The resolution, (HJRes 199) sponsored by Representatives Henry Bonilla (R-TX) and Chuck Stenholm (D-TX), encourages the Supreme Court to allow public schools to lead the fans and players at school athletic events in prayer. The resolution is in response to an ACLU case (Doe v. Santa Fe) in which a Texas court ruled that school sponsored prayers before public high school football games are unconstitutional.

Unfortunately, where government sponsored prayer is found, intolerance is not far behind, the ACLU said, pointing for example to a reverend’s response to a Jewish student’s complaints about a prayer before a West Virginia school’s football game. The reverend remarked that the student should, “go back to his own country,” despite the fact the boy was a native of West Virginia.

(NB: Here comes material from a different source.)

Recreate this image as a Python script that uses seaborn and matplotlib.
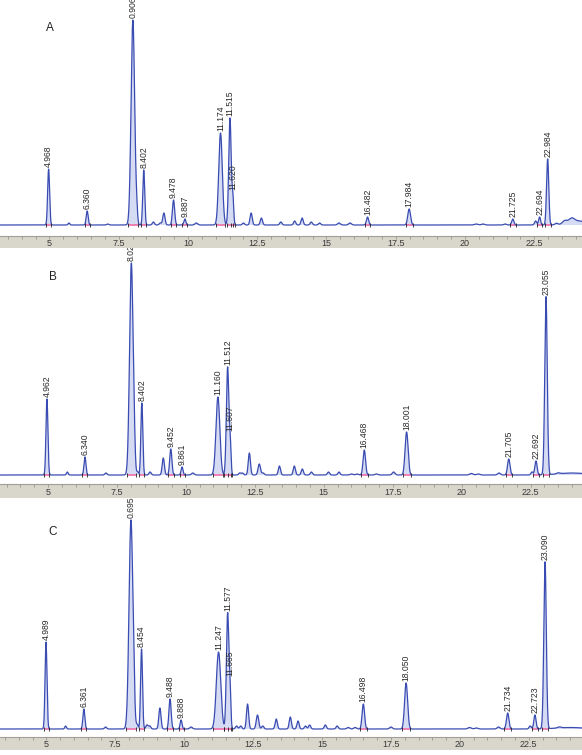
import numpy as np
import pandas as pd
import matplotlib
matplotlib.use('Agg')
import matplotlib.pyplot as plt
import seaborn as sns

sns.set_style('white')
plt.rcParams['font.family'] = ['Liberation Sans', 'DejaVu Sans']

# --- peak tables (retention time, height, width, label) ---
a_rt = [4.968, 5.70, 6.360, 7.10, 8.01, 8.15, 8.402, 8.75, 9.00, 9.13, 9.478, 9.887, 10.30,
        11.174, 11.515, 11.620, 12.00, 12.28, 12.65, 13.35, 13.85, 14.12, 14.45, 14.75,
        15.45, 15.85, 16.482, 17.984, 20.40, 20.65, 21.45, 21.725, 22.55, 22.694, 22.984,
        23.30, 23.60, 23.85, 24.10]
a_height = [56, 2, 14, 1, 205, 10, 55, 3, 2, 12, 25, 6, 2,
            92, 107, 26, 2, 12, 7, 3, 4, 7, 3, 2,
            2, 2, 8, 16, 1, 1, 1, 6, 4, 8, 66,
            1.5, 3, 4, 4]
a_width = [0.035, 0.03, 0.035, 0.04, 0.065, 0.03, 0.035, 0.04, 0.04, 0.04, 0.04, 0.035, 0.05,
           0.065, 0.045, 0.03, 0.04, 0.04, 0.04, 0.04, 0.04, 0.04, 0.04, 0.04,
           0.05, 0.05, 0.04, 0.05, 0.06, 0.06, 0.05, 0.04, 0.04, 0.035, 0.04,
           0.05, 0.08, 0.1, 0.35]
a_label = ['4.968', '', '6.360', '', '0.906', '', '8.402', '', '', '', '9.478', '9.887', '',
           '11.174', '11.515', '11.620', '', '', '', '', '', '', '', '',
           '', '', '16.482', '17.984', '', '', '', '21.725', '', '22.694', '22.984',
           '', '', '', '']

b_rt = [4.962, 5.70, 6.340, 7.10, 8.022, 8.13, 8.25, 8.402, 8.70, 9.18, 9.452, 9.861, 10.25,
        11.160, 11.512, 11.607, 11.95, 12.05, 12.30, 12.66, 12.80, 13.39, 13.93, 14.22, 14.55,
        15.17, 15.55, 16.00, 16.20, 16.468, 16.90, 17.53, 18.001, 20.35, 20.60, 21.35,
        21.705, 22.55, 22.692, 23.055, 23.50, 24.00]
b_height = [76, 3, 18, 2, 212, 14, 3, 72, 3, 17, 26, 8, 2,
            78, 108, 30, 2, 2, 22, 11, 2, 9, 9, 6, 3,
            3, 3, 1, 1, 25, 1, 3, 43, 1.5, 1, 2,
            16, 3, 14, 178, 1, 2]
b_width = [0.035, 0.03, 0.035, 0.04, 0.065, 0.03, 0.03, 0.035, 0.04, 0.04, 0.04, 0.035, 0.05,
           0.07, 0.045, 0.03, 0.04, 0.04, 0.04, 0.045, 0.04, 0.04, 0.04, 0.04, 0.04,
           0.04, 0.04, 0.05, 0.05, 0.045, 0.05, 0.05, 0.055, 0.06, 0.06, 0.05,
           0.045, 0.04, 0.04, 0.045, 0.06, 0.5]
b_label = ['4.962', '', '6.340', '', '8.022', '', '', '8.402', '', '', '9.452', '9.861', '',
           '11.160', '11.512', '11.607', '', '', '', '', '', '', '', '', '',
           '', '', '', '', '16.468', '', '', '18.001', '', '', '',
           '21.705', '', '22.692', '23.055', '', '']

c_rt = [4.989, 5.70, 6.361, 7.15, 8.07, 8.17, 8.30, 8.454, 8.65, 8.75, 9.12, 9.488, 9.888, 10.25,
        11.247, 11.577, 11.665, 11.90, 12.05, 12.30, 12.66, 12.85, 13.34, 13.85, 14.13, 14.40,
        14.55, 15.12, 15.55, 15.95, 16.20, 16.498, 17.50, 18.050, 20.35, 20.60, 21.40,
        21.734, 22.55, 22.723, 23.090, 23.60, 24.00]
c_height = [87, 3, 20, 2, 209, 19, 4, 80, 4, 3, 21, 30, 9, 2,
            77, 116, 34, 3, 3, 25, 14, 3, 10, 12, 8, 3,
            4, 4, 3, 1.5, 1.5, 25, 2, 46, 1.5, 1, 2,
            16, 3, 14, 167, 1, 1.5]
c_width = [0.035, 0.03, 0.035, 0.04, 0.07, 0.03, 0.03, 0.035, 0.04, 0.04, 0.04, 0.04, 0.035, 0.05,
           0.08, 0.045, 0.03, 0.04, 0.04, 0.04, 0.045, 0.04, 0.04, 0.04, 0.04, 0.04,
           0.04, 0.04, 0.04, 0.05, 0.05, 0.045, 0.05, 0.055, 0.06, 0.06, 0.05,
           0.045, 0.04, 0.04, 0.045, 0.06, 0.5]
c_label = ['4.989', '', '6.361', '', '0.695', '', '', '8.454', '', '', '', '9.488', '9.888', '',
           '11.247', '11.577', '11.665', '', '', '', '', '', '', '', '', '',
           '', '', '', '', '', '16.498', '', '18.050', '', '', '',
           '21.734', '', '22.723', '23.090', '', '']

major_ticks = [5, 7.5, 10, 12.5, 15, 17.5, 20, 22.5]
tick_text = ['5', '7.5', '10', '12.5', '15', '17.5', '20', '22.5']

panels = [
    dict(name='A', rt=a_rt, h=a_height, w=a_width, lab=a_label,
         xlim=(3.213, 24.224), ylim=(-11, 225), main=(0, 236), strip=(236, 248), letter=(50, 28)),
    dict(name='B', rt=b_rt, h=b_height, w=b_width, lab=b_label,
         xlim=(3.26, 24.36), ylim=(-9, 239), main=(236, 484), strip=(484, 498), letter=(53, 277)),
    dict(name='C', rt=c_rt, h=c_height, w=c_width, lab=c_label,
         xlim=(3.32, 24.43), ylim=(-8, 245), main=(484, 737), strip=(737, 750), letter=(53, 532)),
]

W, H = 582, 755
fig = plt.figure(figsize=(W / 100, H / 100), dpi=100)


def box(top, bottom):
    return [0, 1 - bottom / H, 1, (bottom - top) / H]


line_col = '#3a4cb2'
t = np.linspace(3.0, 24.6, 6000)

for p in panels:
    ax = fig.add_axes(box(*p['main']), zorder=1)
    ax.patch.set_alpha(0)
    rt = np.array(p['rt'])
    hh = np.array(p['h'], dtype=float)
    ww = np.array(p['w'])
    sig = (hh[:, None] * np.exp(-0.5 * ((t[None, :] - rt[:, None]) / ww[:, None]) ** 2)).sum(axis=0)
    df = pd.DataFrame({'time': t, 'signal': sig})
    ax.fill_between(t, 0, sig, color='#d6dbf4', lw=0, zorder=0)
    sns.lineplot(data=df, x='time', y='signal', ax=ax, color=line_col, linewidth=0.9,
                 estimator=None, sort=False)

    # integration baselines and peak labels
    for r, w, lab in zip(rt, ww, p['lab']):
        if not lab:
            continue
        x0, x1 = r - 2.6 * w, r + 2.6 * w
        ax.plot([x0, x1], [0.3, 0.3], color='#ee78b0', lw=1.3, solid_capstyle='butt', zorder=1)
        ax.plot([x0, x1], [0, 0], ls='none', marker='|', ms=2.5, mew=0.6, color='#222222')
        y = np.interp(r, t, sig)
        ax.text(r, y + 2, lab, rotation=90, ha='center', va='bottom', fontsize=6.2,
                color='#2a2a2a', clip_on=True)

    lx, ly = p['letter']
    fig.text(lx / W, 1 - ly / H, p['name'], fontsize=8.5, color='#222222',
             ha='center', va='center')
    ax.set_xlim(*p['xlim'])
    ax.set_ylim(*p['ylim'])
    ax.axis('off')

    # grey time strip, drawn above the traces
    sx = fig.add_axes(box(*p['strip']), zorder=3)
    sx.set_facecolor('#d9d6cc')
    sx.set_xlim(*p['xlim'])
    sx.set_ylim(0, 1)
    sx.set_yticks([])
    sx.set_xticks(major_ticks)
    sx.set_xticks(np.arange(3.5, 24.5, 0.5), minor=True)
    sx.tick_params(axis='x', which='both', top=True, bottom=False, direction='in',
                   length=2.5, width=0.5, color='#8c8a82', labelbottom=False, labeltop=False)
    for s in ['left', 'right', 'bottom']:
        sx.spines[s].set_visible(False)
    sx.spines['top'].set_color('#a09e96')
    sx.spines['top'].set_linewidth(0.8)
    for v, txt in zip(major_ticks, tick_text):
        sx.text(v, 0.4, txt, ha='center', va='center', fontsize=6.5, color='#3a3a3a')

fig.savefig('out.png', dpi=100, facecolor='white')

Though alarmists claim that prayer is banned from school, student religious groups are thriving nationwide, with an estimated 10,000 Christian clubs operating in high schools across the country.

“Religious belief and expression is flourishing in our country precisely because America has avoided the mistakes of other countries and resisted the temptation for the government to endorse religion,” Schroeder said.

“The ACLU has never urged that prayer be banned from school or school-sponsored events,” Schroeder said. “Students can always pray before athletic events – as long as their prayer groups are not facilitated or sponsored by the school.”

The Supreme Court has repeatedly warned against the dangers of school-sponsored prayers in public schools not out of hostility to religion but to protect the religious freedom of each student. Justice Sandra Day O’Connor, a Reagan appointee wrote that state endorsement of religion, “sends a message to non-adherents that they are outsiders, not full members of the political community.”